--- start Material supplied ---
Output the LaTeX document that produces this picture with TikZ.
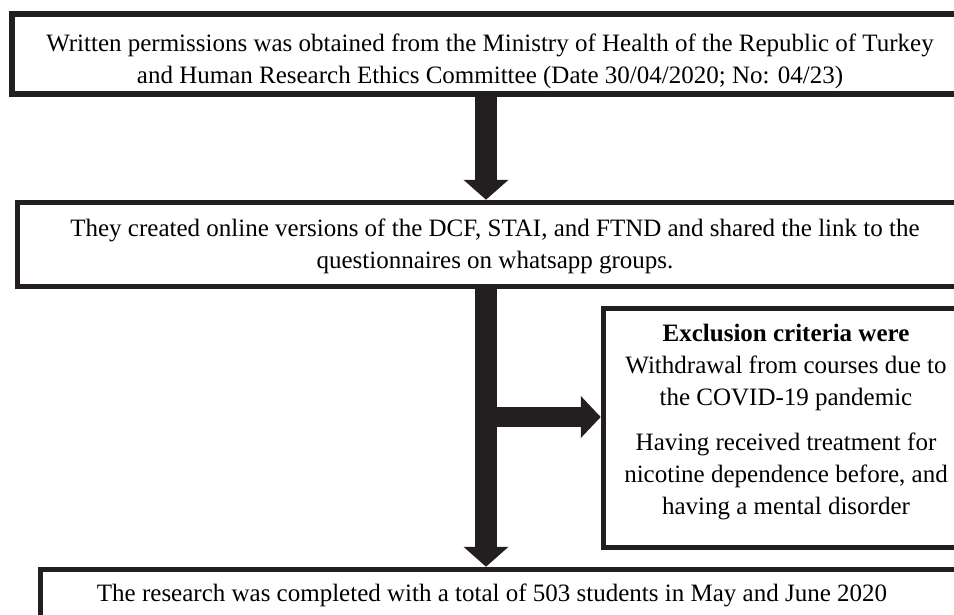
\documentclass[tikz,border=0pt]{standalone}
\usepackage{fontspec}
\setmainfont{Liberation Serif}
\usetikzlibrary{arrows.meta}
\definecolor{ink}{RGB}{35,31,32}
\tikzset{
  txt/.style={font=\fontsize{25}{32}\selectfont, inner sep=0pt, align=center},
  boxstyle/.style={draw=ink, line width=5.5pt, fill=white, inner sep=0pt},
  bigarrow/.style={draw=ink, line width=22pt, -{Triangle[length=20pt,width=44pt]}},
  sidearrow/.style={draw=ink, line width=20pt, -{Triangle[length=20pt,width=41pt]}}
}
\begin{document}
\begin{tikzpicture}[x=1pt,y=-1pt]
\useasboundingbox (0,0) rectangle (954,614);
\node[boxstyle, minimum width=960pt, minimum height=80pt] (b1) at (492,54) {};
\node[txt] (t1) at (490,61)
  {Written permissions was obtained from the Ministry of Health of the Republic of Turkey\\
   and Human Research Ethics Committee (Date 30/04/2020; No: 04/23)};
\node[boxstyle, minimum width=955pt, minimum height=84pt] (b2) at (495,244.5) {};
\node[txt] (t2) at (495,246)
  {They created online versions of the DCF, STAI, and FTND and shared the link to the\\
   questionnaires on whatsapp groups.};
\node[boxstyle, minimum width=369pt, minimum height=239pt] (ex) at (788,428) {};
\node[txt] (tx) at (786,422)
  {\textbf{Exclusion criteria were}\\
   Withdrawal from courses due to\\
   the COVID-19 pandemic\\[13pt]
   Having received treatment for\\
   nicotine dependence before, and\\
   having a mental disorder};
\node[boxstyle, minimum width=934.5pt, minimum height=80.5pt] (b4) at (507.75,609.75) {};
\node[txt] (t4) at (492,595)
  {The research was completed with a total of 503 students in May and June 2020};
\coordinate (ax) at (486,0);
\coordinate (br) at (486,417);
\draw[bigarrow] (ax |- b1.south) -- (ax |- b2.north);
\draw[bigarrow] (ax |- b2.south) -- (ax |- b4.north);
\draw[sidearrow] (br) -- (br -| ex.west);
\end{tikzpicture}
\end{document}
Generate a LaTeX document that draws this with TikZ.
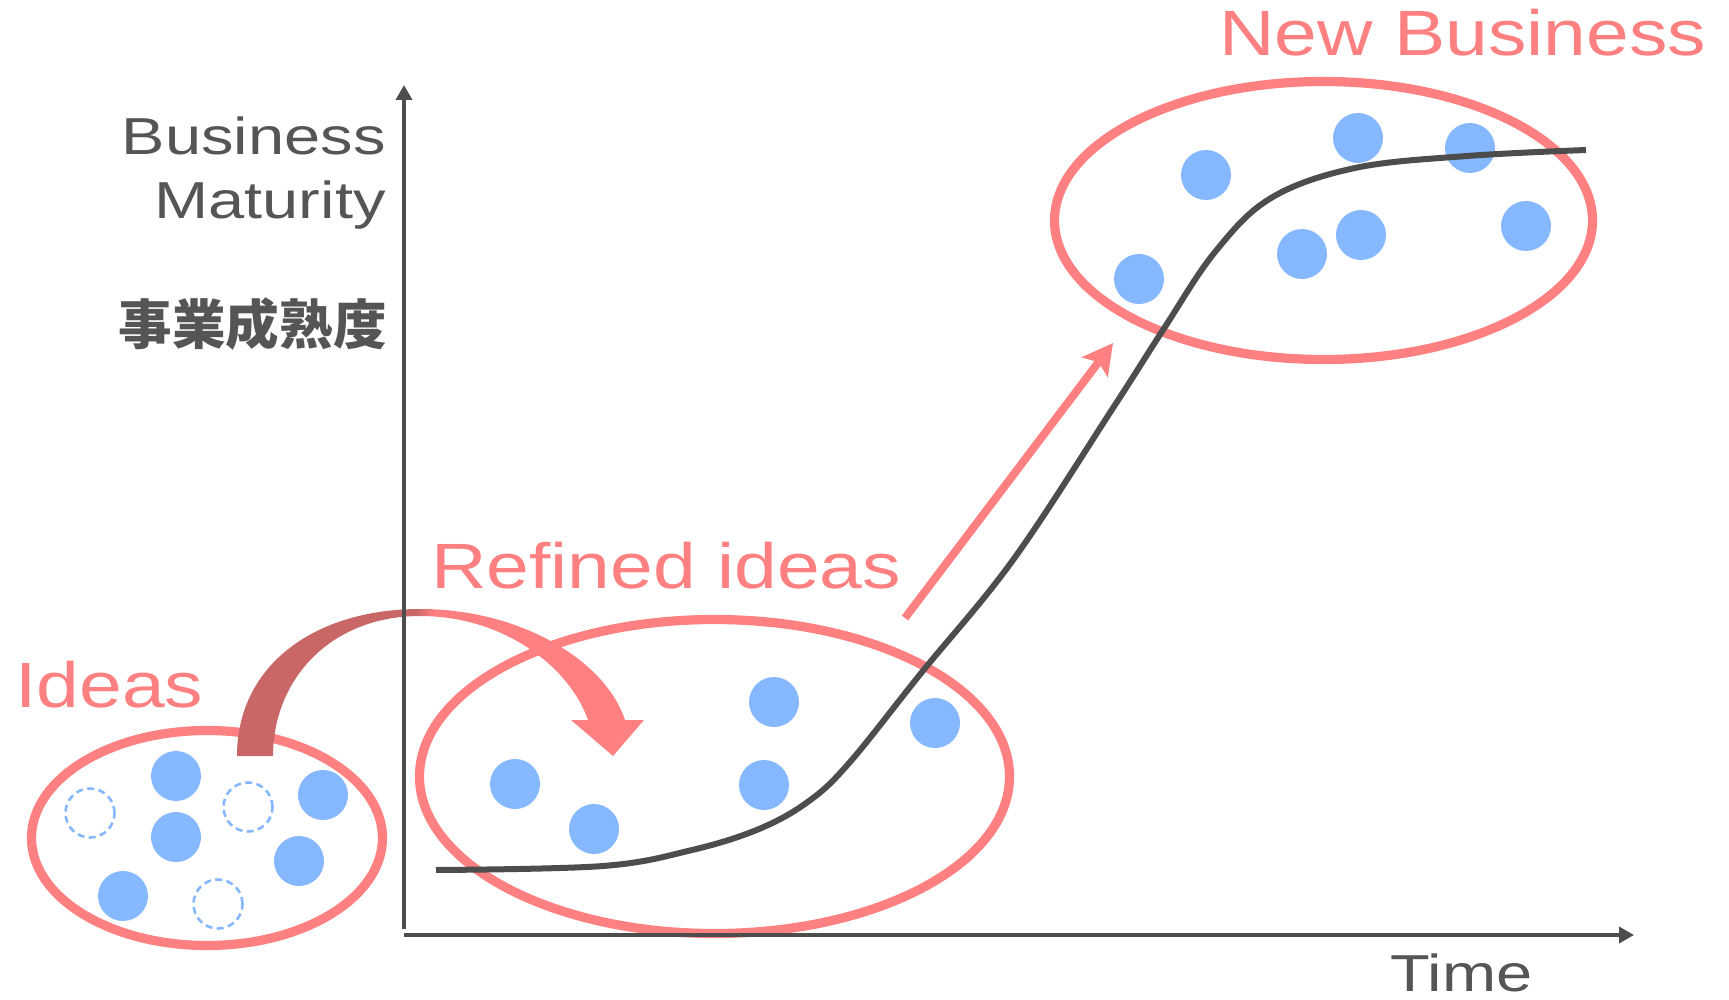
\documentclass[tikz,border=0pt]{standalone}
\usepackage{fontspec}
\newfontfamily\latinfont{Liberation Sans}[FakeStretch=1.2]
\newfontfamily\axisfont{Liberation Sans}[FakeStretch=1.25]
\newfontfamily\cjkfont{Noto Sans CJK JP}
\usetikzlibrary{shapes.geometric,arrows.meta}
\definecolor{pinkline}{RGB}{255,128,128}
\definecolor{darkpink}{RGB}{201,102,102}
\definecolor{dotblue}{RGB}{133,184,255}
\definecolor{axisgray}{RGB}{77,77,77}
\definecolor{textgray}{RGB}{85,85,85}
\pgfdeclarehorizontalshading{bendshade}{100bp}{color(0bp)=(darkpink); color(48bp)=(darkpink); color(50.5bp)=(pinkline); color(100bp)=(pinkline)}

\begin{document}
\begin{tikzpicture}[x=0.5pt,y=-0.5pt]
\tikzstyle{groupring}=[draw=pinkline,line width=4.6pt,ellipse,inner sep=0pt]
\tikzstyle{bluedot}=[circle,fill=dotblue,minimum size=25pt,inner sep=0pt]
\tikzstyle{ghostdot}=[circle,draw=dotblue,line width=1.3pt,dash pattern=on 3.5pt off 2.2pt,minimum size=24.5pt,inner sep=0pt]
\tikzstyle{grouplabel}=[text=pinkline,font=\latinfont\fontsize{32}{38}\selectfont,inner sep=0pt]
\tikzstyle{axislabel}=[text=textgray,font=\axisfont\fontsize{26}{32}\selectfont,inner sep=0pt,text depth=0pt]
\tikzstyle{axisline}=[draw=axisgray,line width=1.75pt,-{Triangle[length=7.5pt,width=8pt]}]
\tikzstyle{growth}=[draw=axisgray,line width=3pt]
\useasboundingbox (0,0) rectangle (1729,1000);
% groups
\node[groupring,minimum width=175.5pt,minimum height=107.5pt] (ideas) at (207,838) {};
\node[groupring,minimum width=295pt,minimum height=157pt] (refined) at (714.5,776.5) {};
\node[groupring,minimum width=269pt,minimum height=139pt] (newbiz) at (1323.5,220.5) {};
% ideas
\node[bluedot] (i1) at (176,776) {};
\node[bluedot] (i2) at (176,837) {};
\node[bluedot] (i3) at (323,795) {};
\node[bluedot] (i4) at (299,861) {};
\node[bluedot] (i5) at (123,896) {};
\node[ghostdot] (g1) at (90,813) {};
\node[ghostdot] (g2) at (248,807) {};
\node[ghostdot] (g3) at (218,904) {};
% refined ideas
\node[bluedot] (r1) at (515,784) {};
\node[bluedot] (r2) at (594,829) {};
\node[bluedot] (r3) at (774,702) {};
\node[bluedot] (r4) at (764,785) {};
\node[bluedot] (r5) at (935,723) {};
% new business
\node[bluedot] (n1) at (1206,175) {};
\node[bluedot] (n2) at (1358,138) {};
\node[bluedot] (n3) at (1470,148) {};
\node[bluedot] (n4) at (1139,279) {};
\node[bluedot] (n5) at (1302,254) {};
\node[bluedot] (n6) at (1361,235) {};
\node[bluedot] (n7) at (1526,226) {};
% growth curve
\draw[growth] plot[smooth,tension=0.6] coordinates {(436,870) (603,866) (692,850) (759,829) (809,801) (850,762) (922,672) (1013,560) (1113,408) (1163,330) (1215,252) (1271,198) (1355,168) (1467,156) (1586,150)};
% rise arrow
\coordinate (risefrom) at (905,618);
\coordinate (riseto) at (1113,343);
\draw[pinkline,line width=4pt,-{Stealth[length=15pt,width=16pt,inset=3pt]}] (risefrom) -- (riseto);
% bent arrow
\shade[shading=bendshade] (237,756) .. controls (237,665) and (315,609) .. (420,609) .. controls (520,609) and (605,660) .. (625,720) -- (588,720) .. controls (570,668) and (505,616) .. (420,616) .. controls (330,616) and (273,680) .. (273,756) -- cycle;
\fill[pinkline] (571,720) -- (644,720) -- (613,756) -- cycle;
% axes
\coordinate (origin) at (404,929);
\draw[axisline] (origin) -- (404,85);
\draw[axisline] (404,935) -- (1634,935);
% labels
\node[axislabel,anchor=base east] (yl1) at (386,155) {Business};
\node[axislabel,anchor=base east] (yl2) at (386,219) {Maturity};
\node[text=textgray,font=\cjkfont\bfseries\fontsize{26.8}{30}\selectfont,inner sep=0pt,anchor=base east] (yl3) at (387,344) {事業成熟度};
\node[axislabel,anchor=base west] (xl) at (1390,991) {Time};
\node[grouplabel,anchor=base west] (ideaslabel) at (15,707) {Ideas};
\node[grouplabel,anchor=base west] (refinedlabel) at (431,588) {Refined ideas};
\node[grouplabel,anchor=base west] (newbizlabel) at (1219,56) {New Business};
\end{tikzpicture}
\end{document}
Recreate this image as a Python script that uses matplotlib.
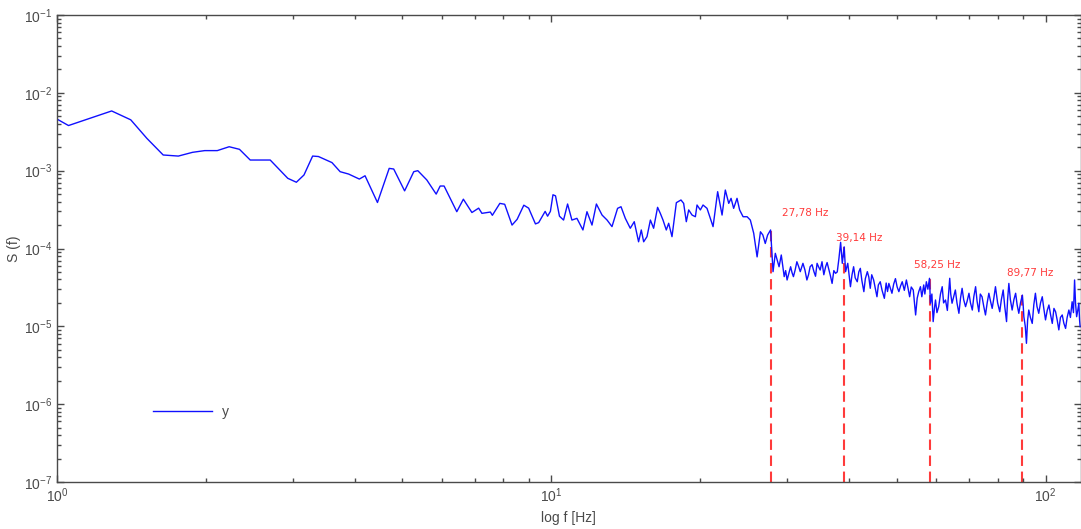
--- end Material supplied ---
■ **The request**
Output, exactly, all the records above; include no pictures.

■ **Reply to the exercise**
Output the LaTeX document that produces this picture with TikZ.
\documentclass[tikz,border=0pt]{standalone}
\usepackage{fontspec}
\setmainfont{Liberation Serif}
\usetikzlibrary{arrows.meta}
\definecolor{ink}{RGB}{35,31,32}
\tikzset{
  txt/.style={font=\fontsize{25}{32}\selectfont, inner sep=0pt, align=center},
  boxstyle/.style={draw=ink, line width=5.5pt, fill=white, inner sep=0pt},
  bigarrow/.style={draw=ink, line width=22pt, -{Triangle[length=20pt,width=44pt]}},
  sidearrow/.style={draw=ink, line width=20pt, -{Triangle[length=20pt,width=41pt]}}
}
\begin{document}
\begin{tikzpicture}[x=1pt,y=-1pt]
\useasboundingbox (0,0) rectangle (954,614);
\node[boxstyle, minimum width=960pt, minimum height=80pt] (b1) at (492,54) {};
\node[txt] (t1) at (490,61)
  {Written permissions was obtained from the Ministry of Health of the Republic of Turkey\\
   and Human Research Ethics Committee (Date 30/04/2020; No: 04/23)};
\node[boxstyle, minimum width=955pt, minimum height=84pt] (b2) at (495,244.5) {};
\node[txt] (t2) at (495,246)
  {They created online versions of the DCF, STAI, and FTND and shared the link to the\\
   questionnaires on whatsapp groups.};
\node[boxstyle, minimum width=369pt, minimum height=239pt] (ex) at (788,428) {};
\node[txt] (tx) at (786,422)
  {\textbf{Exclusion criteria were}\\
   Withdrawal from courses due to\\
   the COVID-19 pandemic\\[13pt]
   Having received treatment for\\
   nicotine dependence before, and\\
   having a mental disorder};
\node[boxstyle, minimum width=934.5pt, minimum height=80.5pt] (b4) at (507.75,609.75) {};
\node[txt] (t4) at (492,595)
  {The research was completed with a total of 503 students in May and June 2020};
\coordinate (ax) at (486,0);
\coordinate (br) at (486,417);
\draw[bigarrow] (ax |- b1.south) -- (ax |- b2.north);
\draw[bigarrow] (ax |- b2.south) -- (ax |- b4.north);
\draw[sidearrow] (br) -- (br -| ex.west);
\end{tikzpicture}
\end{document}
Generate a LaTeX document that draws this with TikZ.
\documentclass[tikz,border=0pt]{standalone}
\usepackage{fontspec}
\newfontfamily\latinfont{Liberation Sans}[FakeStretch=1.2]
\newfontfamily\axisfont{Liberation Sans}[FakeStretch=1.25]
\newfontfamily\cjkfont{Noto Sans CJK JP}
\usetikzlibrary{shapes.geometric,arrows.meta}
\definecolor{pinkline}{RGB}{255,128,128}
\definecolor{darkpink}{RGB}{201,102,102}
\definecolor{dotblue}{RGB}{133,184,255}
\definecolor{axisgray}{RGB}{77,77,77}
\definecolor{textgray}{RGB}{85,85,85}
\pgfdeclarehorizontalshading{bendshade}{100bp}{color(0bp)=(darkpink); color(48bp)=(darkpink); color(50.5bp)=(pinkline); color(100bp)=(pinkline)}

\begin{document}
\begin{tikzpicture}[x=0.5pt,y=-0.5pt]
\tikzstyle{groupring}=[draw=pinkline,line width=4.6pt,ellipse,inner sep=0pt]
\tikzstyle{bluedot}=[circle,fill=dotblue,minimum size=25pt,inner sep=0pt]
\tikzstyle{ghostdot}=[circle,draw=dotblue,line width=1.3pt,dash pattern=on 3.5pt off 2.2pt,minimum size=24.5pt,inner sep=0pt]
\tikzstyle{grouplabel}=[text=pinkline,font=\latinfont\fontsize{32}{38}\selectfont,inner sep=0pt]
\tikzstyle{axislabel}=[text=textgray,font=\axisfont\fontsize{26}{32}\selectfont,inner sep=0pt,text depth=0pt]
\tikzstyle{axisline}=[draw=axisgray,line width=1.75pt,-{Triangle[length=7.5pt,width=8pt]}]
\tikzstyle{growth}=[draw=axisgray,line width=3pt]
\useasboundingbox (0,0) rectangle (1729,1000);
% groups
\node[groupring,minimum width=175.5pt,minimum height=107.5pt] (ideas) at (207,838) {};
\node[groupring,minimum width=295pt,minimum height=157pt] (refined) at (714.5,776.5) {};
\node[groupring,minimum width=269pt,minimum height=139pt] (newbiz) at (1323.5,220.5) {};
% ideas
\node[bluedot] (i1) at (176,776) {};
\node[bluedot] (i2) at (176,837) {};
\node[bluedot] (i3) at (323,795) {};
\node[bluedot] (i4) at (299,861) {};
\node[bluedot] (i5) at (123,896) {};
\node[ghostdot] (g1) at (90,813) {};
\node[ghostdot] (g2) at (248,807) {};
\node[ghostdot] (g3) at (218,904) {};
% refined ideas
\node[bluedot] (r1) at (515,784) {};
\node[bluedot] (r2) at (594,829) {};
\node[bluedot] (r3) at (774,702) {};
\node[bluedot] (r4) at (764,785) {};
\node[bluedot] (r5) at (935,723) {};
% new business
\node[bluedot] (n1) at (1206,175) {};
\node[bluedot] (n2) at (1358,138) {};
\node[bluedot] (n3) at (1470,148) {};
\node[bluedot] (n4) at (1139,279) {};
\node[bluedot] (n5) at (1302,254) {};
\node[bluedot] (n6) at (1361,235) {};
\node[bluedot] (n7) at (1526,226) {};
% growth curve
\draw[growth] plot[smooth,tension=0.6] coordinates {(436,870) (603,866) (692,850) (759,829) (809,801) (850,762) (922,672) (1013,560) (1113,408) (1163,330) (1215,252) (1271,198) (1355,168) (1467,156) (1586,150)};
% rise arrow
\coordinate (risefrom) at (905,618);
\coordinate (riseto) at (1113,343);
\draw[pinkline,line width=4pt,-{Stealth[length=15pt,width=16pt,inset=3pt]}] (risefrom) -- (riseto);
% bent arrow
\shade[shading=bendshade] (237,756) .. controls (237,665) and (315,609) .. (420,609) .. controls (520,609) and (605,660) .. (625,720) -- (588,720) .. controls (570,668) and (505,616) .. (420,616) .. controls (330,616) and (273,680) .. (273,756) -- cycle;
\fill[pinkline] (571,720) -- (644,720) -- (613,756) -- cycle;
% axes
\coordinate (origin) at (404,929);
\draw[axisline] (origin) -- (404,85);
\draw[axisline] (404,935) -- (1634,935);
% labels
\node[axislabel,anchor=base east] (yl1) at (386,155) {Business};
\node[axislabel,anchor=base east] (yl2) at (386,219) {Maturity};
\node[text=textgray,font=\cjkfont\bfseries\fontsize{26.8}{30}\selectfont,inner sep=0pt,anchor=base east] (yl3) at (387,344) {事業成熟度};
\node[axislabel,anchor=base west] (xl) at (1390,991) {Time};
\node[grouplabel,anchor=base west] (ideaslabel) at (15,707) {Ideas};
\node[grouplabel,anchor=base west] (refinedlabel) at (431,588) {Refined ideas};
\node[grouplabel,anchor=base west] (newbizlabel) at (1219,56) {New Business};
\end{tikzpicture}
\end{document}
Recreate this image as a Python script that uses matplotlib.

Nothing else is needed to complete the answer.